Le soir, la brume couvrait encore l’horizon, mais les rayons du soleil luttaient contre elle, et alors on apercevait de singuliers effets de lumière : les montagnes, toutes bleues à leur base, entourées sur leurs flancs d’une ceinture de vapeurs grises, et revêtues au sommet d’une teinte de pourpre, et la mer traversée çà et là par de grandes ombres, et roulant un peu plus loin des étincelles d’or dans des flots de cristal.

Le 4 juillet au matin, nous franchissions le cercle polaire. C’était une fête pour nous tous qui n’avions jamais été si loin au nord, une fête que nous célébrâmes avec joie, en traversant déjà dans notre pensée les nouveaux pays que nous allions voir. À mesure que nous avançons, toute la nature prend un aspect plus sauvage et plus imposant ; des montagnes nues s’élancent par des jets hardis du niveau de la mer, leurs flancs sont droits et escarpés, leur cime taillée carrément, effilée comme une aiguille, ou dentelée comme une scie ; la neige s’abaisse de plus en plus vers la mer, et les brouillards noirs jettent comme un voile de deuil sur cette surface blanche. De temps à autre une troupe de goélands s’élève du sein des flots en battant de l’aile, et s’enfuit sur la grève ; une hirondelle égarée dans sa route voltige autour de notre bateau comme pour y chercher un abri ; puis toute trace de vie disparaît, et l’on n’aperçoit que les montagnes projetant dans les airs leurs pics audacieux, le ciel voilé par une brume continue, la grève déserte, la mer sombre. Que de fois, en regardant ces magnifiques scènes que je me sentais incapable de décrire, en me laissant aller à l’émotion produite par l’aspect de ces îles solitaires, de ces rocs sauvages que l’on dirait enfantés dans un bouleversement de la nature, que de fois n’ai-je pas désiré que Byron fut venu ici ! Quel sujet de chant sublime pour Child-Harold ! quelle page terrible pour Manfred !

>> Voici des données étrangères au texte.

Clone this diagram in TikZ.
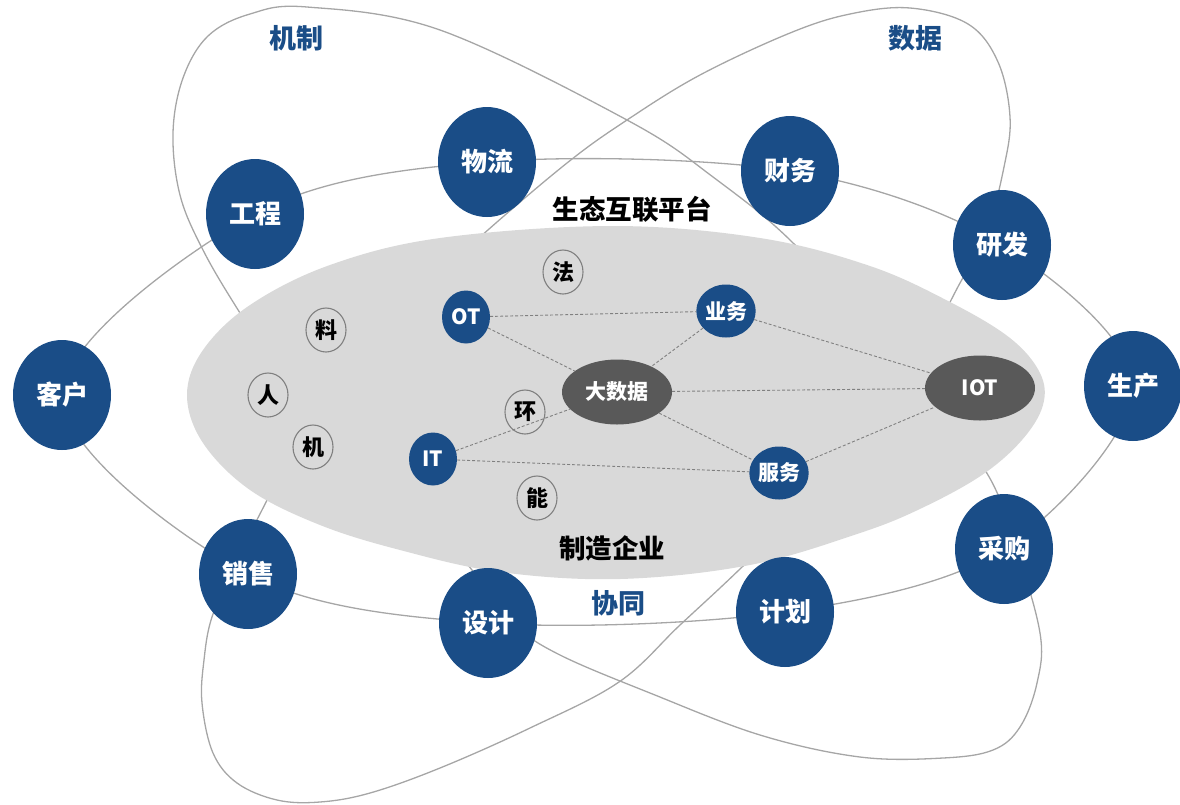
\documentclass[tikz,border=0pt]{standalone}
\usepackage{fontspec}
\setmainfont{Noto Sans CJK SC}
\usetikzlibrary{shapes.geometric}
\definecolor{nblue}{HTML}{1A4D87}
\definecolor{dgray}{HTML}{595959}
\definecolor{lgray}{HTML}{D9D9D9}
\definecolor{orbitc}{HTML}{A6A6A6}
\definecolor{dashc}{HTML}{808080}
\tikzset{
  orbitline/.style={draw=orbitc, line width=1.3pt},
  bignode/.style={ellipse, fill=nblue, text=white, minimum width=98pt, minimum height=110pt, inner sep=0pt, font=\fontsize{26}{26}\selectfont\bfseries},
  smallnode/.style={ellipse, fill=nblue, text=white, minimum width=48pt, minimum height=53pt, inner sep=0pt, font=\fontsize{21}{21}\selectfont\bfseries},
  hubnode/.style={ellipse, fill=dgray, text=white, minimum width=110pt, minimum height=65pt, inner sep=0pt, font=\fontsize{21}{21}\selectfont\bfseries},
  factor/.style={ellipse, draw=dashc, line width=1.1pt, minimum width=40pt, minimum height=44pt, inner sep=0pt, font=\fontsize{22}{22}\selectfont\bfseries},
  link/.style={draw=dashc, line width=0.9pt, dash pattern=on 3pt off 2pt},
  bluelabel/.style={text=nblue, font=\fontsize{27}{27}\selectfont\bfseries},
  blacklabel/.style={text=black, font=\fontsize{26.5}{26.5}\selectfont\bfseries},
}
\begin{document}
\begin{tikzpicture}[x=1pt,y=-1pt]
\useasboundingbox (0,0) rectangle (1180,804);
% positions of the outer nodes (used by orbit C)
\coordinate (pKehu) at (62,395);
\coordinate (pGongcheng) at (255,214);
\coordinate (pWuliu) at (487,162);
\coordinate (pCaiwu) at (790,171);
\coordinate (pYanfa) at (1002,245);
\coordinate (pShengchan) at (1133,386);
\coordinate (pCaigou) at (1004,549);
\coordinate (pJihua) at (785,612);
\coordinate (pSheji) at (488,623);
\coordinate (pXiaoshou) at (248,574);
% orbit A (机制)
\draw[orbitline] plot[smooth cycle, tension=0.6] coordinates {(307,7) (440,30) (627,120) (713,177) (800,250) (900,370) (983,467) (1015,545) (1040,633) (1037,683) (1020,727) (993,750) (943,758) (860,757) (760,735) (650,693) (560,655) (515,625) (480,580) (435,527) (370,470) (300,405) (240,313) (203,250) (180,195) (173,133) (183,78) (208,36) (250,14)};
% orbit B (数据)
\draw[orbitline] plot[smooth cycle, tension=0.6] coordinates {(910,8) (968,24) (998,62) (1010,117) (1004,167) (985,240) (960,283) (900,395) (830,480) (741,568) (680,625) (619,682) (530,728) (440,768) (370,793) (320,802) (277,800) (237,783) (213,753) (202,703) (204,660) (212,617) (235,565) (262,510) (310,420) (390,320) (480,237) (567,163) (627,120) (700,75) (790,33) (850,14)};
% orbit C (协同)
\draw[orbitline] plot[smooth cycle, tension=0.55] coordinates {(pKehu) (pGongcheng) (pWuliu) (pCaiwu) (pYanfa) (pShengchan) (pCaigou) (pJihua) (pSheji) (pXiaoshou)};
% central platform
\fill[lgray] plot[smooth cycle, tension=0.6] coordinates {(187,395) (203,350) (250,305) (330,265) (440,238) (613,226) (760,238) (870,266) (950,302) (1010,338) (1040,373) (1043,405) (1022,440) (982,475) (922,508) (860,533) (750,565) (620,579) (500,572) (400,550) (320,525) (250,490) (203,443)};
% inner nodes
\node[smallnode] (ot) at (466,317) {OT};
\node[smallnode] (it) at (433,459) {IT};
\node[smallnode] (yewu) at (726,311) {业务};
\node[smallnode] (fuwu) at (779,473) {服务};
\node[hubnode] (dsj) at (617,392) {大数据};
\node[hubnode] (iot) at (980,388) {IOT};
% dashed links
\draw[link] (ot) -- (yewu);
\draw[link] (ot) -- (dsj);
\draw[link] (yewu) -- (dsj);
\draw[link] (yewu) -- (iot);
\draw[link] (dsj) -- (iot);
\draw[link] (dsj) -- (fuwu);
\draw[link] (fuwu) -- (iot);
\draw[link] (it) -- (fuwu);
\draw[link] (it) -- (dsj);
% factors
\node[factor] (fa) at (563,272) {法};
\node[factor] (liao) at (326,330) {料};
\node[factor] (ren) at (268,395) {人};
\node[factor] (ji) at (313,447) {机};
\node[factor] (huan) at (525,412) {环};
\node[factor] (neng) at (537,498) {能};
% outer nodes
\node[bignode] (kehu) at (pKehu) {客户};
\node[bignode] (gongcheng) at (pGongcheng) {工程};
\node[bignode] (wuliu) at (pWuliu) {物流};
\node[bignode] (caiwu) at (pCaiwu) {财务};
\node[bignode] (yanfa) at (pYanfa) {研发};
\node[bignode] (shengchan) at (pShengchan) {生产};
\node[bignode] (caigou) at (pCaigou) {采购};
\node[bignode] (jihua) at (pJihua) {计划};
\node[bignode] (sheji) at (pSheji) {设计};
\node[bignode] (xiaoshou) at (pXiaoshou) {销售};
% labels
\node[blacklabel] (ptf) at (632,209) {生态互联平台};
\node[blacklabel] (zzqy) at (612,548) {制造企业};
\node[bluelabel] (jz) at (296,38) {机制};
\node[bluelabel] (sj) at (915,38) {数据};
\node[bluelabel] (xt) at (618,603) {协同};
\end{tikzpicture}
\end{document}
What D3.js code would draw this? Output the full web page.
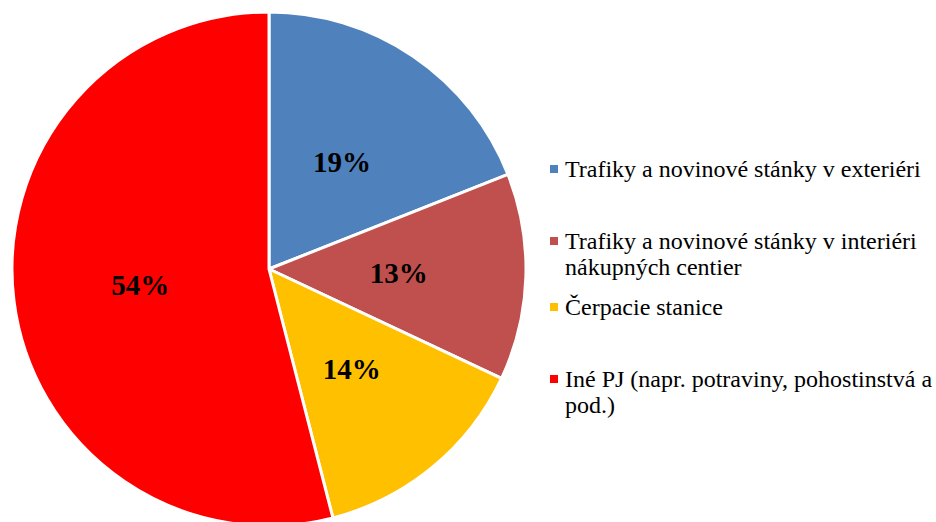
<!DOCTYPE html>
<html><head><meta charset="utf-8">
<script src="https://cdn.jsdelivr.net/npm/d3@7"></script>
<style>body{margin:0;background:#fff}</style>
</head><body>
<svg id="c" width="936" height="522"></svg>
<script>
const categories = ["Trafiky a novinové stánky v exteriéri", "Trafiky a novinové stánky v interiéri nákupných centier", "Čerpacie stanice", "Iné PJ (napr. potraviny, pohostinstvá a pod.)"];
const legendLines = [["Trafiky a novinové stánky v exteriéri"], ["Trafiky a novinové stánky v interiéri", "nákupných centier"], ["Čerpacie stanice"], ["Iné PJ (napr. potraviny, pohostinstvá a", "pod.)"]];
const values = [19, 13, 14, 54];
const colors = ["#4F81BD", "#C0504D", "#FFC000", "#FF0000"];

const svg = d3.select("#c");
const cx = 269, cy = 269, r = 257;
const pie = d3.pie().sort(null).value(d => d)(values);
const arc = d3.arc().innerRadius(0).outerRadius(r);
const g = svg.append("g").attr("transform", `translate(${cx},${cy})`);
g.selectAll("path").data(pie).join("path")
  .attr("d", arc).attr("fill", (d, i) => colors[i])
  .attr("stroke", "#fff").attr("stroke-width", 3).attr("stroke-linejoin", "round");
const labelArc = d3.arc().innerRadius(r * 0.505).outerRadius(r * 0.505);
g.selectAll("text").data(pie).join("text")
  .attr("transform", d => `translate(${labelArc.centroid(d)})`)
  .attr("text-anchor", "middle").attr("dy", "0.35em")
  .style("font-family", "'Liberation Serif', 'Times New Roman', serif").style("font-weight", "bold").style("font-size", "29px")
  .text(d => d.data + "%");

const legY = [169, 241, 307, 379];
const lg = svg.append("g");
legendLines.forEach((lines, i) => {
  lg.append("rect").attr("x", 550).attr("y", legY[i] - 4).attr("width", 8).attr("height", 8).attr("fill", colors[i]);
  lines.forEach((t, j) => {
    lg.append("text").attr("x", 565).attr("y", legY[i] + j * 26).attr("dy", "0.33em")
      .style("font-family", "'Liberation Serif', 'Times New Roman', serif").style("font-size", "24px").attr("fill", "#000").text(t);
  });
});
</script>
</body></html>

Mais voilà que les matelots déroulent la chaîne de l’ancre. Nous entrons dans une baie bordée de tout côté par des cimes de neige. Deux bricks marchands sont dans le port, un pavillon flotte sur la côte. Nous sommes à Bodœ, la seule ville de Norland, si l’on peut appeler ville un groupe d’une trentaine de maisons en bois et quelques magasins à moitié vides qui se penchent sur l’eau comme pour attendre la cargaison de blé et de poisson qui n’arrive pas. Les marchands de Drontheim avaient fondé de grandes espérances sur cette ville. Ils prétendaient en faire un entrepôt de commerce, rival de Bergen. En 1803, une société, formée par quelques-uns d’entre eux, employa un capital de 600,000 francs à cette spéculation. Mais Bergen l’emporta, et les pertes de la société devinrent en quelques années si considérables, qu’ils se décidèrent à abandonner leur entreprise et à vendre leurs constructions.